> _The task_
Skip every picture and transcribe the remaining material exactly.

━━ Material provided ━━

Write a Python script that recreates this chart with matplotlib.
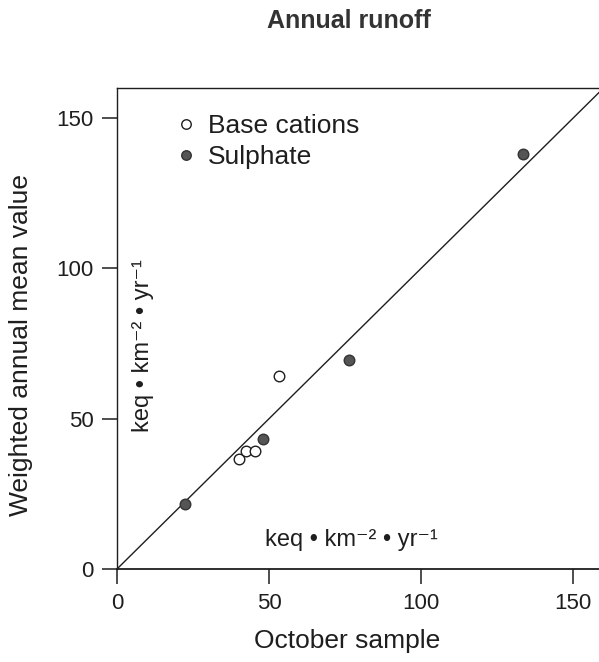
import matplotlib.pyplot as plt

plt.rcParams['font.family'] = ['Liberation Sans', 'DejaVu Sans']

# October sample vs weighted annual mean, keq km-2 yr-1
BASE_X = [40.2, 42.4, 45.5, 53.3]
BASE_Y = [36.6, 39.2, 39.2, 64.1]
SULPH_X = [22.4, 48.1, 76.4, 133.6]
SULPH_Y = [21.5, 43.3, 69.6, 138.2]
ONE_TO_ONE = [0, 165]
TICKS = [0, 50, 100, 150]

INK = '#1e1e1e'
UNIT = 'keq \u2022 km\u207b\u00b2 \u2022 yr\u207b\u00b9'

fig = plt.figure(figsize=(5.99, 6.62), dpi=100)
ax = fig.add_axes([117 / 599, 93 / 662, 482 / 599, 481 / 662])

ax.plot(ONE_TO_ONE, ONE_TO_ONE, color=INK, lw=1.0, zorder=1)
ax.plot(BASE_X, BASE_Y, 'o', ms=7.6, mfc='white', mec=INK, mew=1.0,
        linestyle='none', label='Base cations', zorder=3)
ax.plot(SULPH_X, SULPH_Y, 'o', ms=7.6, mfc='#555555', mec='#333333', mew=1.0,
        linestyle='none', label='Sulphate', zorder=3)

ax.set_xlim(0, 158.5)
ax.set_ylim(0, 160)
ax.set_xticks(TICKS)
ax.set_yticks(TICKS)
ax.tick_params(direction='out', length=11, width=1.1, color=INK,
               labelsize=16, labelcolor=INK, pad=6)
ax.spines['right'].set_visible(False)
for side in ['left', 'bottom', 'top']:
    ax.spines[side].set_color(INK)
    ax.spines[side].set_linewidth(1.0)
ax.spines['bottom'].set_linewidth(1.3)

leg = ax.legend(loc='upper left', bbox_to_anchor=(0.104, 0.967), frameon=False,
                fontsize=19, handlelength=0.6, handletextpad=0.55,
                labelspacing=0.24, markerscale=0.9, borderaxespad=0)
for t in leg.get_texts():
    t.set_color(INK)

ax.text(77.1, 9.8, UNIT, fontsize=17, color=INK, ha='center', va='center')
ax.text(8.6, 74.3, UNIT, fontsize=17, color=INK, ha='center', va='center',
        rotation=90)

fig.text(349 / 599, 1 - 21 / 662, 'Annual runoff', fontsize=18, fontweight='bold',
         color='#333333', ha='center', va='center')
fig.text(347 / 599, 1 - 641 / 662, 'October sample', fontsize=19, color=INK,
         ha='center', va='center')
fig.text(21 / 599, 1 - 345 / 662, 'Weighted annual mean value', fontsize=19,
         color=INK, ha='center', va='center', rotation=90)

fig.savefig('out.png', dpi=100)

━━━

> _Task solution_
Write a Python script that recreates this chart with matplotlib.
import matplotlib.pyplot as plt

plt.rcParams['font.family'] = ['Liberation Sans', 'DejaVu Sans']

# October sample vs weighted annual mean, keq km-2 yr-1
BASE_X = [40.2, 42.4, 45.5, 53.3]
BASE_Y = [36.6, 39.2, 39.2, 64.1]
SULPH_X = [22.4, 48.1, 76.4, 133.6]
SULPH_Y = [21.5, 43.3, 69.6, 138.2]
ONE_TO_ONE = [0, 165]
TICKS = [0, 50, 100, 150]

INK = '#1e1e1e'
UNIT = 'keq \u2022 km\u207b\u00b2 \u2022 yr\u207b\u00b9'

fig = plt.figure(figsize=(5.99, 6.62), dpi=100)
ax = fig.add_axes([117 / 599, 93 / 662, 482 / 599, 481 / 662])

ax.plot(ONE_TO_ONE, ONE_TO_ONE, color=INK, lw=1.0, zorder=1)
ax.plot(BASE_X, BASE_Y, 'o', ms=7.6, mfc='white', mec=INK, mew=1.0,
        linestyle='none', label='Base cations', zorder=3)
ax.plot(SULPH_X, SULPH_Y, 'o', ms=7.6, mfc='#555555', mec='#333333', mew=1.0,
        linestyle='none', label='Sulphate', zorder=3)

ax.set_xlim(0, 158.5)
ax.set_ylim(0, 160)
ax.set_xticks(TICKS)
ax.set_yticks(TICKS)
ax.tick_params(direction='out', length=11, width=1.1, color=INK,
               labelsize=16, labelcolor=INK, pad=6)
ax.spines['right'].set_visible(False)
for side in ['left', 'bottom', 'top']:
    ax.spines[side].set_color(INK)
    ax.spines[side].set_linewidth(1.0)
ax.spines['bottom'].set_linewidth(1.3)

leg = ax.legend(loc='upper left', bbox_to_anchor=(0.104, 0.967), frameon=False,
                fontsize=19, handlelength=0.6, handletextpad=0.55,
                labelspacing=0.24, markerscale=0.9, borderaxespad=0)
for t in leg.get_texts():
    t.set_color(INK)

ax.text(77.1, 9.8, UNIT, fontsize=17, color=INK, ha='center', va='center')
ax.text(8.6, 74.3, UNIT, fontsize=17, color=INK, ha='center', va='center',
        rotation=90)

fig.text(349 / 599, 1 - 21 / 662, 'Annual runoff', fontsize=18, fontweight='bold',
         color='#333333', ha='center', va='center')
fig.text(347 / 599, 1 - 641 / 662, 'October sample', fontsize=19, color=INK,
         ha='center', va='center')
fig.text(21 / 599, 1 - 345 / 662, 'Weighted annual mean value', fontsize=19,
         color=INK, ha='center', va='center', rotation=90)

fig.savefig('out.png', dpi=100)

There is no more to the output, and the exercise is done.